### What is expected
Return, word for word, the lines from the line holding "Clone this chart in Plotly.js." through the line holding "const diamond = '#e600c8';". Include both end lines and no others.

### Dataset rows

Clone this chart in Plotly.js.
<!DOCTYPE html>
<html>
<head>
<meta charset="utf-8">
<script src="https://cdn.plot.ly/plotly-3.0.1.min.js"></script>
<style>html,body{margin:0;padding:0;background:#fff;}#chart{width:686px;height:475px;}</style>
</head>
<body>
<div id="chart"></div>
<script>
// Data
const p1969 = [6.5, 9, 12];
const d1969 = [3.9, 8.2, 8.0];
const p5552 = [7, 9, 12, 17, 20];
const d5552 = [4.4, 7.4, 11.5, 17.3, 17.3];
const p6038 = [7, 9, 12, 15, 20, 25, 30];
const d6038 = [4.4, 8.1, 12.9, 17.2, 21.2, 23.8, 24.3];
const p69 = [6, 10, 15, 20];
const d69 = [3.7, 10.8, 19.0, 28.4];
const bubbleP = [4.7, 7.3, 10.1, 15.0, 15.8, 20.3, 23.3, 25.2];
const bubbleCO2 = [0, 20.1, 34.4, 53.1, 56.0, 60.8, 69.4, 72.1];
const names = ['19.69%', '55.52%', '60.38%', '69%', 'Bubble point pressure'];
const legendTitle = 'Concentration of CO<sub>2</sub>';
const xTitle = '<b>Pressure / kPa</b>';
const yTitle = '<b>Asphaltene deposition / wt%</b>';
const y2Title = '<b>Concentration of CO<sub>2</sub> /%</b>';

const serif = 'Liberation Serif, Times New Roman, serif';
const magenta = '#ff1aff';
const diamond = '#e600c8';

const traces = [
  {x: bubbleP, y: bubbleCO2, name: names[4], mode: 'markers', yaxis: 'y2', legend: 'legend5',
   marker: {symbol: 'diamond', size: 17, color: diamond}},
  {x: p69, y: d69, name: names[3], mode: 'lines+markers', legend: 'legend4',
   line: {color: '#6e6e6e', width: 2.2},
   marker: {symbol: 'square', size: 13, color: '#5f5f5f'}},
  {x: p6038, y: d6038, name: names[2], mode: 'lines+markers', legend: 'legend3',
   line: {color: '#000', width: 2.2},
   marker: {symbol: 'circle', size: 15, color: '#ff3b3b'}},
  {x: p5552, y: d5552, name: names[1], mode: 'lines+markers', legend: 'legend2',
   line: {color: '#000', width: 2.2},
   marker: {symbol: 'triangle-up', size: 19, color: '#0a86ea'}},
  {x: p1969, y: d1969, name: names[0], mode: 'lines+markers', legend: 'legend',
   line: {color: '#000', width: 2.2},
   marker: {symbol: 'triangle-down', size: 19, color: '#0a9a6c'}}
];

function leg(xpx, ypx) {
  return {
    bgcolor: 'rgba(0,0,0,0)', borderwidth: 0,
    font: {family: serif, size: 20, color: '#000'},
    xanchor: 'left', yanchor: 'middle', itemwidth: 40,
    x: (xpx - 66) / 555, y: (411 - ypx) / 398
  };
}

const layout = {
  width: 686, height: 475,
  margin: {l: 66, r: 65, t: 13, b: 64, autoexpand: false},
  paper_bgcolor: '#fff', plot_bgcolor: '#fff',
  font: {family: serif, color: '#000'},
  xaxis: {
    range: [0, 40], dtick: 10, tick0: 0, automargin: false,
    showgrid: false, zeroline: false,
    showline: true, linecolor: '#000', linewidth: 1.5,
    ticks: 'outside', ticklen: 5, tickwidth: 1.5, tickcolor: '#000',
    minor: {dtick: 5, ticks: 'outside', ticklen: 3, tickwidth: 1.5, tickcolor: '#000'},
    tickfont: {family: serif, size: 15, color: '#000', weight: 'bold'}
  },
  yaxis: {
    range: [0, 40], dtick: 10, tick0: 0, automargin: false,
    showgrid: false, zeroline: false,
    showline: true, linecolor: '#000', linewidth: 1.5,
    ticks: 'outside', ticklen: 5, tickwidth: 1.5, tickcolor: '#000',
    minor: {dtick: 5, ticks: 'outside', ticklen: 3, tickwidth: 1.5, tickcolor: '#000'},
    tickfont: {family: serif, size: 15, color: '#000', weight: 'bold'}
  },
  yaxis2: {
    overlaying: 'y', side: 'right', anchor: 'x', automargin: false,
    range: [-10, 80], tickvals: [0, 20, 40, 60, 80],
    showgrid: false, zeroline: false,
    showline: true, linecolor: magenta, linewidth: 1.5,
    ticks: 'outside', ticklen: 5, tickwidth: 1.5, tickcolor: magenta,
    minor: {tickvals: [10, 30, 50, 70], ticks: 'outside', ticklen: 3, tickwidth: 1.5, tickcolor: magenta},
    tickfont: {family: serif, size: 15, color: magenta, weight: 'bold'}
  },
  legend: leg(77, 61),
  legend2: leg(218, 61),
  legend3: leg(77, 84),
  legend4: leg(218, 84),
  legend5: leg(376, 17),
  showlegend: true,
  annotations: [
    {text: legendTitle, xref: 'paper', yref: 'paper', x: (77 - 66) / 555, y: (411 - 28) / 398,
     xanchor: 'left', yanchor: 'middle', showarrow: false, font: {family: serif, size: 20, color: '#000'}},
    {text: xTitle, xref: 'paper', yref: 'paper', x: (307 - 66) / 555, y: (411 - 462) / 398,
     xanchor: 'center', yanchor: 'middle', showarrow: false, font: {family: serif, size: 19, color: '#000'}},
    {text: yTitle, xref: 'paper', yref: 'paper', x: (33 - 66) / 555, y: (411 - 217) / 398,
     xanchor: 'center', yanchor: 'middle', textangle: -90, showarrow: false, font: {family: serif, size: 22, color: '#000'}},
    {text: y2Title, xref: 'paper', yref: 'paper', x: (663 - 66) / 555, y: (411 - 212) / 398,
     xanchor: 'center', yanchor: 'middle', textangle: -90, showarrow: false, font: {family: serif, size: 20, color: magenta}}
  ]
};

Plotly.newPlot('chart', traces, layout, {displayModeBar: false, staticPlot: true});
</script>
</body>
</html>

==

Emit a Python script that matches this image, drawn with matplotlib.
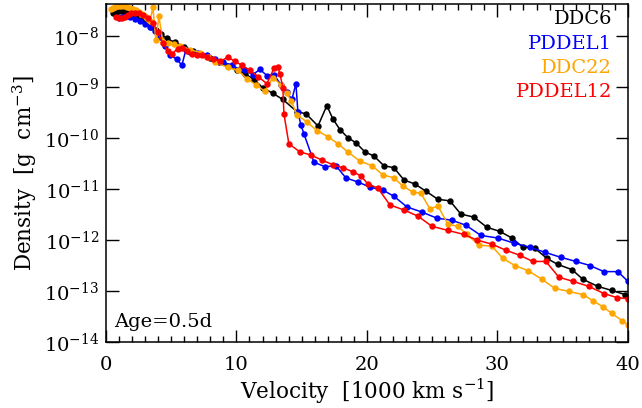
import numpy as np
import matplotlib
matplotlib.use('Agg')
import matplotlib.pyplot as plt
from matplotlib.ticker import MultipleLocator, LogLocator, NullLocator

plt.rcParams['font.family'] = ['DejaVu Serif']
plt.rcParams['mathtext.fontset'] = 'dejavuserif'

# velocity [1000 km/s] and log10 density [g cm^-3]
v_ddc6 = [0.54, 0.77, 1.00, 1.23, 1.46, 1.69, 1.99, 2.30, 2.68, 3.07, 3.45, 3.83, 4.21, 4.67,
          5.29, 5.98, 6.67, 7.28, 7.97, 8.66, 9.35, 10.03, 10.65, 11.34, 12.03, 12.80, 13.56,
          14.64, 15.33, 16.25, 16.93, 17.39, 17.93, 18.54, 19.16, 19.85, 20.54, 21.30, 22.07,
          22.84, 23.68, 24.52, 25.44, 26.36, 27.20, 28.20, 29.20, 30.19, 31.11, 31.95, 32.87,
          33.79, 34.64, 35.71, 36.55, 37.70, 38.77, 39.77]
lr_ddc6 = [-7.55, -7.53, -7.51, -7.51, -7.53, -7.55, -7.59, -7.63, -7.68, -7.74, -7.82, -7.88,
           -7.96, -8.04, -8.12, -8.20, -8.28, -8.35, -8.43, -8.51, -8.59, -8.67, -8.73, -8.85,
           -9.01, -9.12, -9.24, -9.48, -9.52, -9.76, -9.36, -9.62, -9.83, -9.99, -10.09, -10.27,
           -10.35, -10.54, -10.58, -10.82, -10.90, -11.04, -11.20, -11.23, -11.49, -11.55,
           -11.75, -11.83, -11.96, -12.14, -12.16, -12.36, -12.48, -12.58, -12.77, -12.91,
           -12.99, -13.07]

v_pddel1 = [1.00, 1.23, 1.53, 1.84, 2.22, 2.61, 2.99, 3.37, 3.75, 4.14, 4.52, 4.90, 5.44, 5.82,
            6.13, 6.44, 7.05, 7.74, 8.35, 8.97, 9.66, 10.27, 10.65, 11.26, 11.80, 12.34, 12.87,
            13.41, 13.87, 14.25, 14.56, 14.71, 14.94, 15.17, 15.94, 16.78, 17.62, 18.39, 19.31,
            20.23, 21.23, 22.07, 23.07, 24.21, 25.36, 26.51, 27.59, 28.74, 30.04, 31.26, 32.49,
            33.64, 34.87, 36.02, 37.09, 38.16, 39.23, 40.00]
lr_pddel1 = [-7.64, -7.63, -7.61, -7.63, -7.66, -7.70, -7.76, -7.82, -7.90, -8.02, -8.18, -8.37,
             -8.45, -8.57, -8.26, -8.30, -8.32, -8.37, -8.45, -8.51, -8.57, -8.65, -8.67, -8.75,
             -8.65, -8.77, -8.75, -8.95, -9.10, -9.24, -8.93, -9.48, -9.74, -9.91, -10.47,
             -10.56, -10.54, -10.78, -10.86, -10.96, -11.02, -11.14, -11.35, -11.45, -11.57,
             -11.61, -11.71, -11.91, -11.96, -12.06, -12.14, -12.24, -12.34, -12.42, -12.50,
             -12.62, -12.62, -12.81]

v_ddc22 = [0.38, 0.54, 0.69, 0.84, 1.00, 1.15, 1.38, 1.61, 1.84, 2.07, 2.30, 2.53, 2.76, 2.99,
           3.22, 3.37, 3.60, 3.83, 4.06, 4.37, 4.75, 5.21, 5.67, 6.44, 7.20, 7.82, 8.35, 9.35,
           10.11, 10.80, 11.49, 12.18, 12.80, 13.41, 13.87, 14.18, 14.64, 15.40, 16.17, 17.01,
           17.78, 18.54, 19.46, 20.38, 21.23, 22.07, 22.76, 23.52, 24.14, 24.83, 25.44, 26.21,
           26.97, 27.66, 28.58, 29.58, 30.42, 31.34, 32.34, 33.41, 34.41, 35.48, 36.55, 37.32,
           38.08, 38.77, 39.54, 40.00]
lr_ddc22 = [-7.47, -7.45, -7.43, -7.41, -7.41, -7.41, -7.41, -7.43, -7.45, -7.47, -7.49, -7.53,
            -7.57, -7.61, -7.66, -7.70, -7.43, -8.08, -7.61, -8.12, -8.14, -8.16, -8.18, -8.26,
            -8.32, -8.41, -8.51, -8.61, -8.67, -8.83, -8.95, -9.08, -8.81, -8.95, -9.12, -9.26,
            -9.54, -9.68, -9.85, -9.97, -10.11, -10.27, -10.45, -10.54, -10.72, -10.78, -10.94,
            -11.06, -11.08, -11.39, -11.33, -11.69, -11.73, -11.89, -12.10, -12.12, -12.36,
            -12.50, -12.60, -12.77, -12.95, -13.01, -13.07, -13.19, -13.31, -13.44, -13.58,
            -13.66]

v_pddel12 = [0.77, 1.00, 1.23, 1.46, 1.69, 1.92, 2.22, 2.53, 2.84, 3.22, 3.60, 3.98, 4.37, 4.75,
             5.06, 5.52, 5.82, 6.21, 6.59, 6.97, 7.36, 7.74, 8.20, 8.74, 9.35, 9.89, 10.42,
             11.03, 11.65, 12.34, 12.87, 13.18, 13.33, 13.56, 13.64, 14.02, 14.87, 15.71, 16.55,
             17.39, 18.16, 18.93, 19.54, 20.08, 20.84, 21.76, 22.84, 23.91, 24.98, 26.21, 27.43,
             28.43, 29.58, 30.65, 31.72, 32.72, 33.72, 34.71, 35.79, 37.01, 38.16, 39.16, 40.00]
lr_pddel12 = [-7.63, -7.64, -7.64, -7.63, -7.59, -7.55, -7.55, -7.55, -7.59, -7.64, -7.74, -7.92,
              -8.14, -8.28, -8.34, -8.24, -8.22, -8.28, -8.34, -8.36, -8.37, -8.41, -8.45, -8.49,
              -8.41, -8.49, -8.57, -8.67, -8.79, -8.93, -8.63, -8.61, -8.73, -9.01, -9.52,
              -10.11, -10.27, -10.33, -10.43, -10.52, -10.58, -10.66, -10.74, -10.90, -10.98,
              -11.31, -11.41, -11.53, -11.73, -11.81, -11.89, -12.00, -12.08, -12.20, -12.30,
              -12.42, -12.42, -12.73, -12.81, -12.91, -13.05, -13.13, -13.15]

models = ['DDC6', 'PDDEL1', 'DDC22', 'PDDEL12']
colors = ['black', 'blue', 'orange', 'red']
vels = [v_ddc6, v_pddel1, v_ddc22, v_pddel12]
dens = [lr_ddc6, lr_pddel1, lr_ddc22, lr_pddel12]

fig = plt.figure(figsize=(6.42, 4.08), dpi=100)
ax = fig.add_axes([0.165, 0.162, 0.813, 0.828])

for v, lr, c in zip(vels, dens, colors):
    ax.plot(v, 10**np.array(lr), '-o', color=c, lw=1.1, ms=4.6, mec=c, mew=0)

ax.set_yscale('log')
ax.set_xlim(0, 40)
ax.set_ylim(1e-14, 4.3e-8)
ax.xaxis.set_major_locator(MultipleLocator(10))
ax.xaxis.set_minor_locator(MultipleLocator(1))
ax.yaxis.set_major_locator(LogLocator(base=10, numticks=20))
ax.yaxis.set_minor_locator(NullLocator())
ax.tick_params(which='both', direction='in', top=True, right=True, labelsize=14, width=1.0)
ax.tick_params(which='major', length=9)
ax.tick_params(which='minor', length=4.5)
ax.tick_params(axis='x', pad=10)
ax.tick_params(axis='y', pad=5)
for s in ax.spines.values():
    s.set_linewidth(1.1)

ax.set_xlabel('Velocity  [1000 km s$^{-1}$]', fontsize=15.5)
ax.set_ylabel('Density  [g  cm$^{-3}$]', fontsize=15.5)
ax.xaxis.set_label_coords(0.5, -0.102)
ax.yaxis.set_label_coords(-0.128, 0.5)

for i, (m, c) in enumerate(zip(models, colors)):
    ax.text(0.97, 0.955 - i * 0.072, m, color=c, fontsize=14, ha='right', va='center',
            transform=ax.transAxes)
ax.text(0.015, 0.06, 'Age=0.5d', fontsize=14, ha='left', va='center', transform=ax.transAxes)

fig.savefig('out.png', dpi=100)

### Right answer
Clone this chart in Plotly.js.
<!DOCTYPE html>
<html>
<head>
<meta charset="utf-8">
<script src="https://cdn.plot.ly/plotly-3.0.1.min.js"></script>
<style>html,body{margin:0;padding:0;background:#fff;}#chart{width:686px;height:475px;}</style>
</head>
<body>
<div id="chart"></div>
<script>
// Data
const p1969 = [6.5, 9, 12];
const d1969 = [3.9, 8.2, 8.0];
const p5552 = [7, 9, 12, 17, 20];
const d5552 = [4.4, 7.4, 11.5, 17.3, 17.3];
const p6038 = [7, 9, 12, 15, 20, 25, 30];
const d6038 = [4.4, 8.1, 12.9, 17.2, 21.2, 23.8, 24.3];
const p69 = [6, 10, 15, 20];
const d69 = [3.7, 10.8, 19.0, 28.4];
const bubbleP = [4.7, 7.3, 10.1, 15.0, 15.8, 20.3, 23.3, 25.2];
const bubbleCO2 = [0, 20.1, 34.4, 53.1, 56.0, 60.8, 69.4, 72.1];
const names = ['19.69%', '55.52%', '60.38%', '69%', 'Bubble point pressure'];
const legendTitle = 'Concentration of CO<sub>2</sub>';
const xTitle = '<b>Pressure / kPa</b>';
const yTitle = '<b>Asphaltene deposition / wt%</b>';
const y2Title = '<b>Concentration of CO<sub>2</sub> /%</b>';

const serif = 'Liberation Serif, Times New Roman, serif';
const magenta = '#ff1aff';
const diamond = '#e600c8';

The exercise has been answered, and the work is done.